Guinea held legislative and communal elections on Sunday 31 May, completing what authorities described as the final stage of a return to constitutional order following a military takeover in September 2021. Nearly seven million voters were called to the polls to elect 147 members of a new National Assembly as well as councillors for 375 local communities across the West African nation. The vote passed without major incident, but turnout was strikingly low throughout the day.

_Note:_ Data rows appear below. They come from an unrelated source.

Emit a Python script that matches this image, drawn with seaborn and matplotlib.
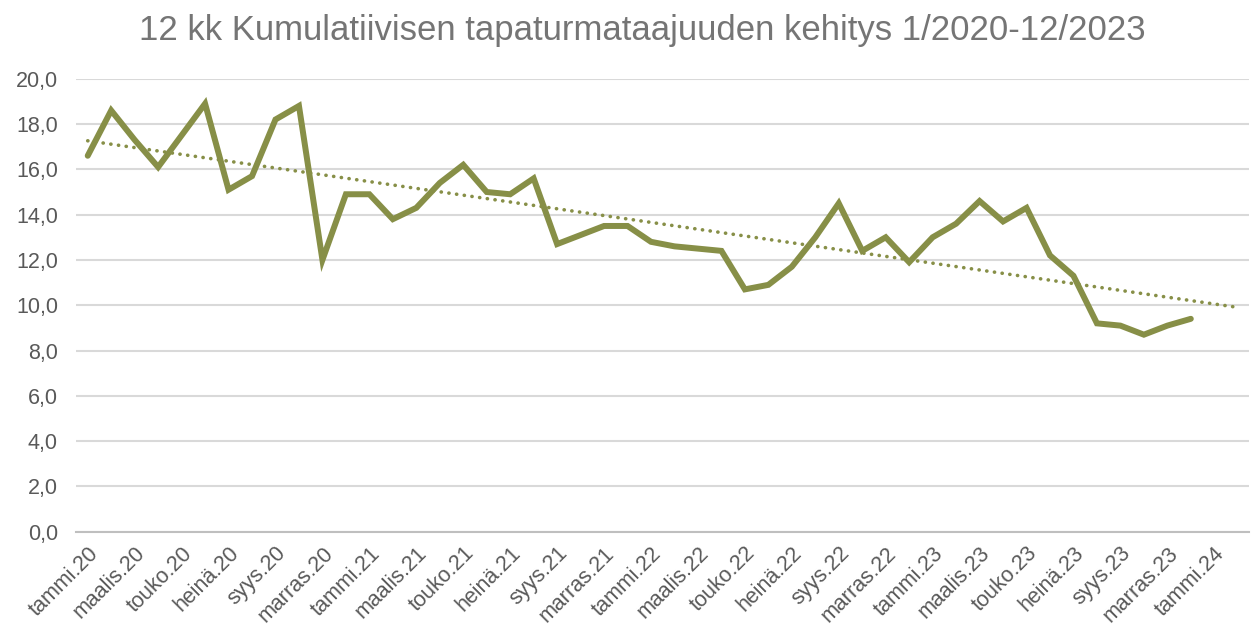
import numpy as np
import pandas as pd
import seaborn as sns
import matplotlib.pyplot as plt

# month labels, Jan 2020 .. Feb 2024 (50 categories, data for 48)
kuukaudet = ['tammi', 'helmi', 'maalis', 'huhti', 'touko', 'kesä',
             'heinä', 'elo', 'syys', 'loka', 'marras', 'joulu']
vuodet = ['20', '21', '22', '23', '24']
kategoriat = [f'{k}.{v}' for v in vuodet for k in kuukaudet][:50]

taajuus = [16.6, 18.6, 17.3, 16.1, 17.5, 18.9, 15.1, 15.7, 18.2, 18.8, 12.0, 14.9,
           14.9, 13.8, 14.3, 15.4, 16.2, 15.0, 14.9, 15.6, 12.7, 13.1, 13.5, 13.5,
           12.8, 12.6, 12.5, 12.4, 10.7, 10.9, 11.7, 13.0, 14.5, 12.4, 13.0, 11.9,
           13.0, 13.6, 14.6, 13.7, 14.3, 12.2, 11.3, 9.2, 9.1, 8.7, 9.1, 9.4]

df = pd.DataFrame({'i': np.arange(len(taajuus)), 'taajuus': taajuus})

sns.set_style('white')
plt.rcParams['font.family'] = ['Liberation Sans', 'DejaVu Sans']

vari = '#878F47'
harmaa = '#595959'

fig = plt.figure(figsize=(12.54, 6.3), dpi=100)
ax = fig.add_axes([0.0606, 0.156, 0.9358, 0.719])

# gridlines
ax.set_ylim(0, 20)
ax.set_yticks(np.arange(0, 20.1, 2))
ax.yaxis.grid(True, color='#D9D9D9', linewidth=1.5)
ax.set_axisbelow(True)

sns.lineplot(data=df, x='i', y='taajuus', color=vari, linewidth=4.3,
             ax=ax, solid_joinstyle='miter')

# linear trendline with 2 periods forward forecast
k, b = np.polyfit(df['i'], df['taajuus'], 1)
xt = np.array([0, len(taajuus) + 1])
ax.plot(xt, k * xt + b, color=vari, linewidth=2.6,
        linestyle=(0, (0.05, 2.1)), dash_capstyle='round')

ax.set_xlim(-0.5, 49.5)
ax.set_xticks(np.arange(0, 50, 2))
ax.set_xticklabels(kategoriat[::2], rotation=45, ha='right',
                   rotation_mode='anchor', color=harmaa, fontsize=15.5)
ax.set_xticks(np.arange(-0.5, 50, 2), minor=True)
ax.tick_params(axis='x', which='major', length=0, pad=8)
ax.tick_params(axis='x', which='minor', length=5, color='#BFBFBF', width=1.2)
ax.set_yticklabels([f'{v:.1f}'.replace('.', ',') for v in np.arange(0, 20.1, 2)],
                   color=harmaa, fontsize=15.5)
ax.tick_params(axis='y', length=0, pad=13)

for s in ['left', 'right', 'top']:
    ax.spines[s].set_visible(False)
ax.spines['bottom'].set_color('#BFBFBF')
ax.spines['bottom'].set_linewidth(1.5)

ax.set_xlabel('')
ax.set_ylabel('')
fig.text(0.512, 0.952, '12 kk Kumulatiivisen tapaturmataajuuden kehitys 1/2020-12/2023',
         ha='center', va='center', color='#757575', fontsize=25)

fig.savefig('out.png', dpi=100, facecolor='white')
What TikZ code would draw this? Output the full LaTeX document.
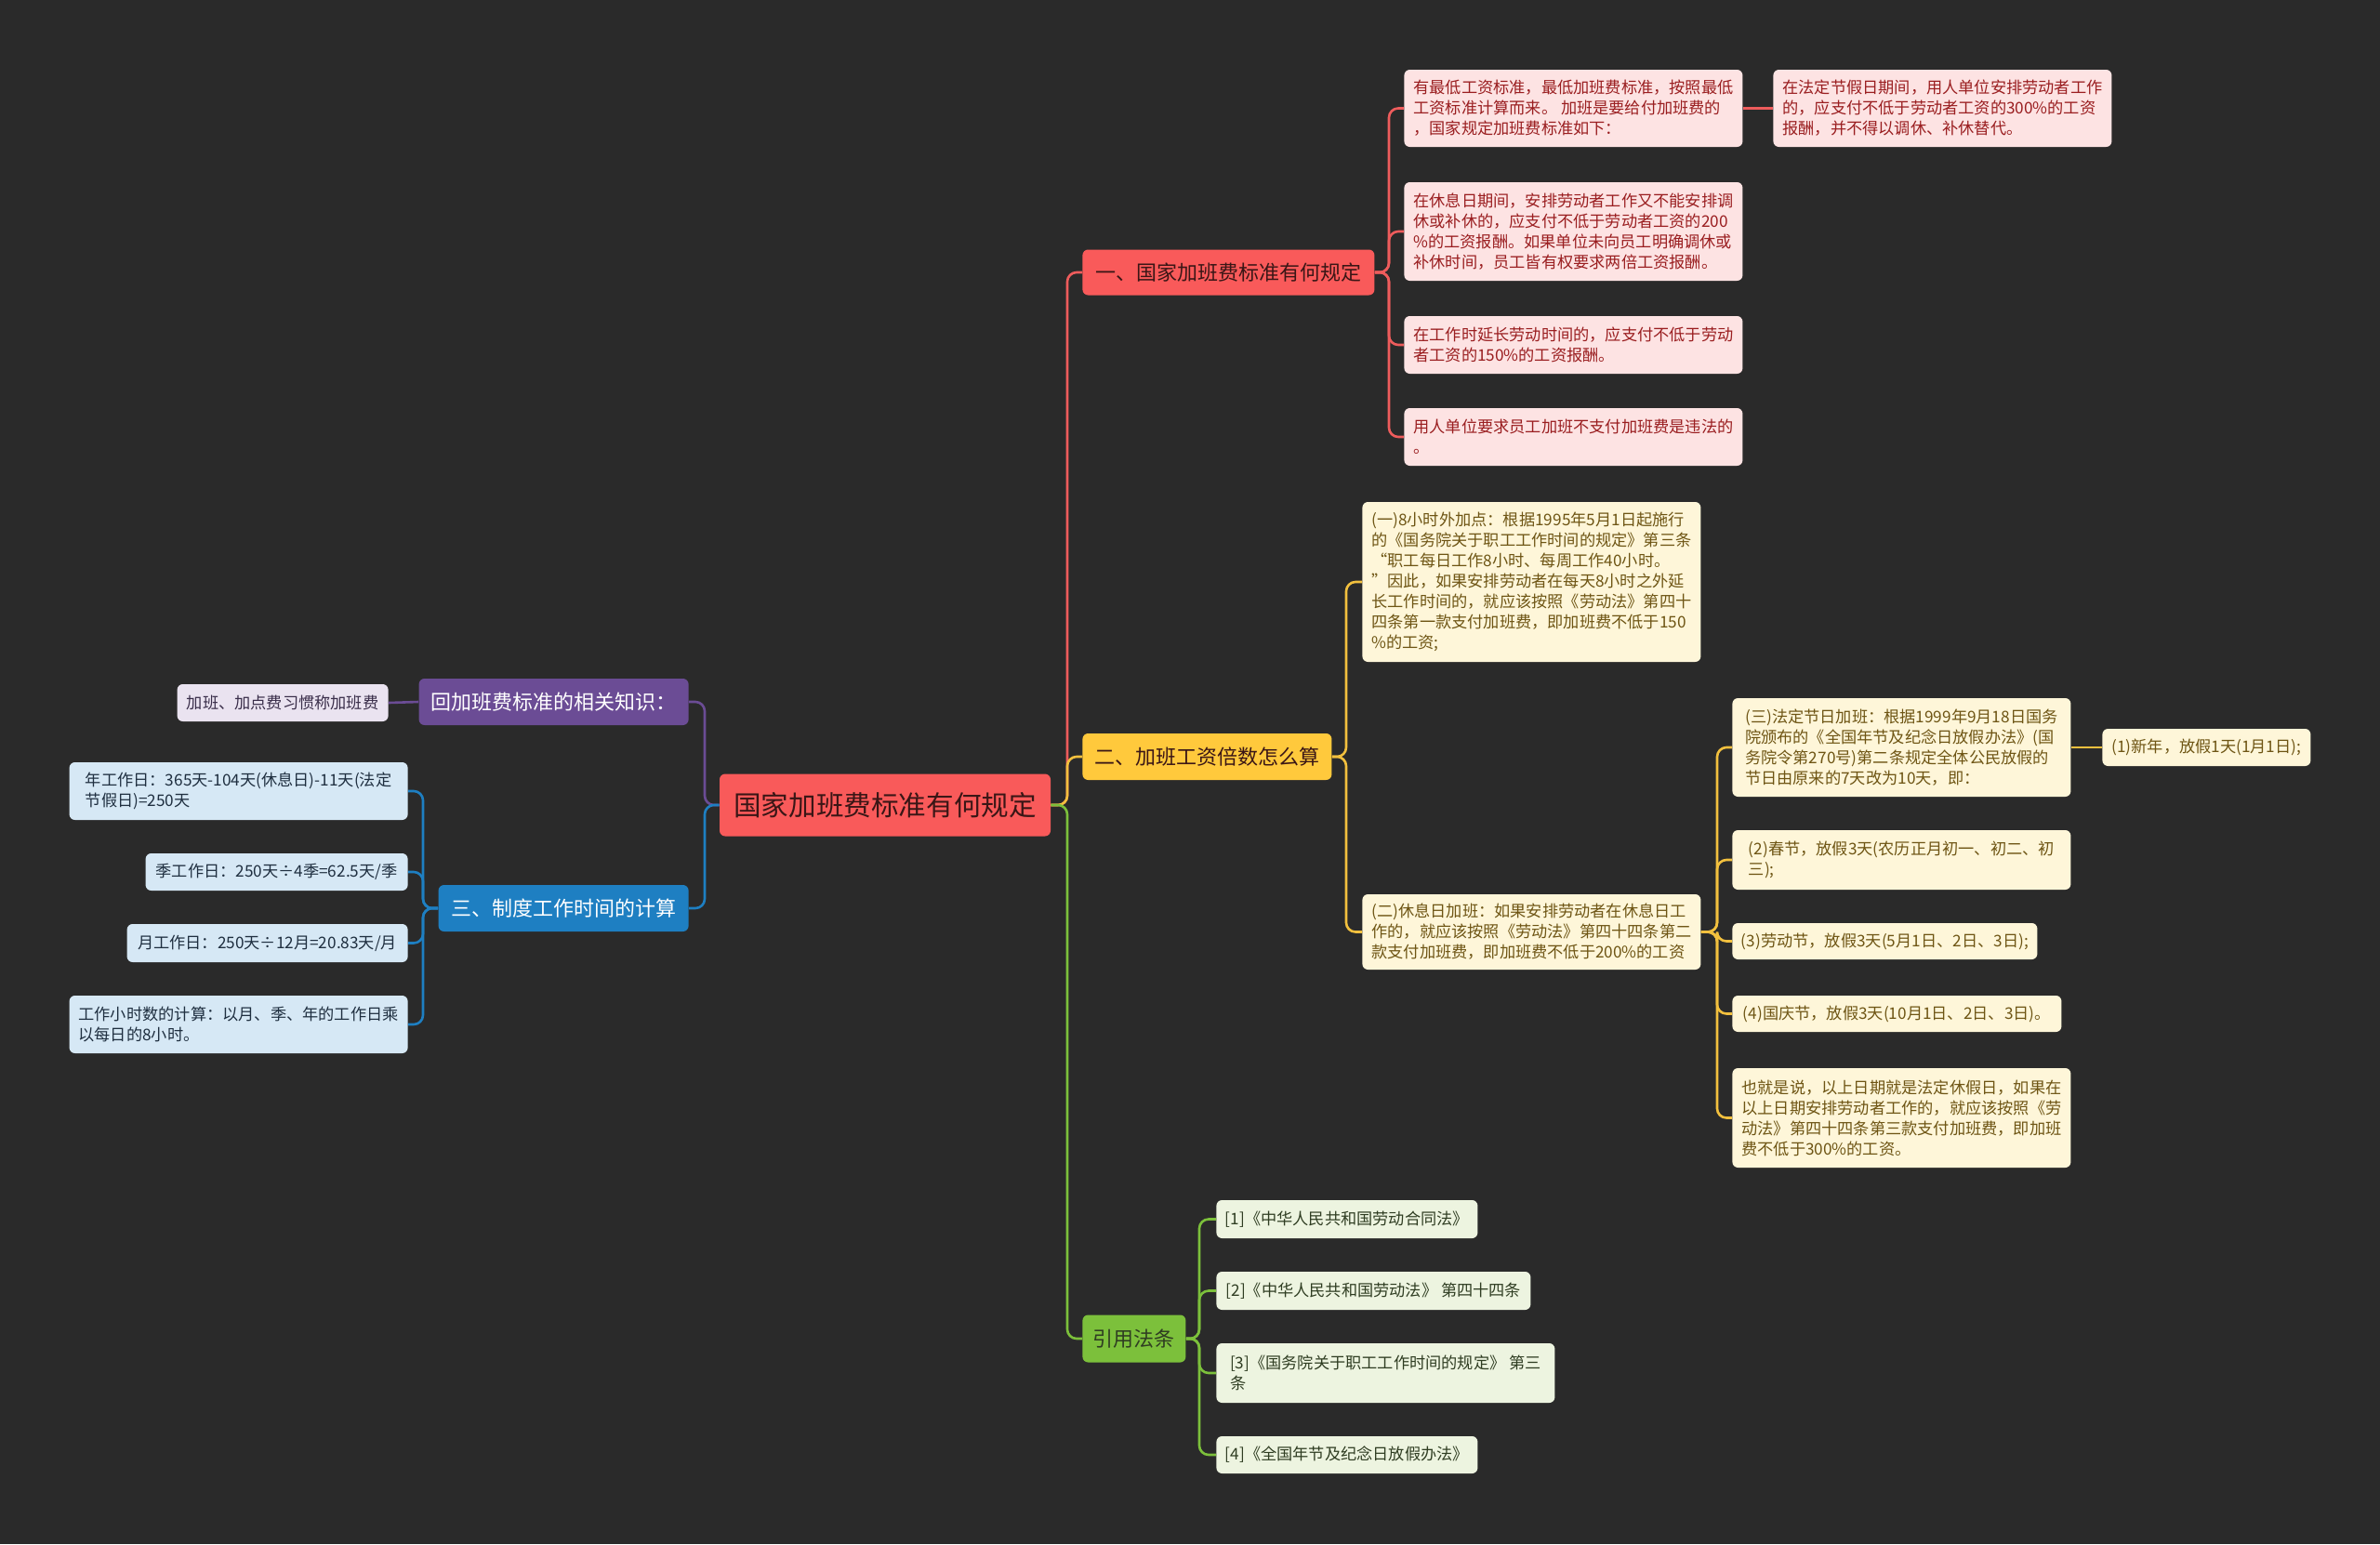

A significant portion of the opposition boycotted the polls. The Forces Vives de Guinée — a coalition of civil society organisations and several opposition parties, including some dissolved by the authorities in March — urged voters to stay home, arguing the elections were neither free nor fair. "The results are known in advance," said one resident in the Camayenne district of the capital, Conakry, who declined to vote. "There is no point going to the polls." At some polling stations in the city, only two or three voters had appeared by midday. Officials called for transparency, while supporters of the governing authority argued that a strong parliamentary majority was needed to drive economic development. Some observers also noted that the timing of the vote — just days after the Eid al-Adha holiday, when many Guineans travel to their home villages — may have further suppressed participation.
The backdrop to this fragile political moment is Guinea's extraordinary mineral wealth, and the persistent question of who truly benefits from it. Guinea holds the world's largest known reserves of bauxite, the ore from which aluminium is refined — a metal central to everything from aircraft and car frames to wind turbines and solar panels. Over the past three decades, the country has multiplied its bauxite output tenfold, with roughly 75 percent of exports flowing to China. Companies from Russia, the United States, India, and the United Arab Emirates have also secured footholds in the country.
Yet in villages like Bembou Silaty in northwestern Guinea, the boom has brought as much hardship as opportunity. Farmland absorbed by mining concessions has left families without their traditional livelihoods, while compensation payments — often lump sums of under $12,000 for a family's entire agricultural holdings — are quickly exhausted. Contaminated rivers and limited access to clean water have become daily realities. "Before these companies arrived, we cultivated our land, and it sustained us," said Mamadou Aliou, a 38-year-old who works in mining but also advocates for his community. "When a piece of land belongs to a mining company, you have nothing there any more."
The disconnect between Guinea's resource wealth and the living conditions of its rural population gives the political uncertainty particular weight. An estimated half of Guineans depend on agriculture, yet the country spent more than $500 million importing rice in 2024. Economists and civil society voices argue that until bauxite revenues are channelled into infrastructure, refining capacity, and local development — rather than exported as raw ore — elections alone will do little to change life on the ground for communities bearing the environmental costs of extraction.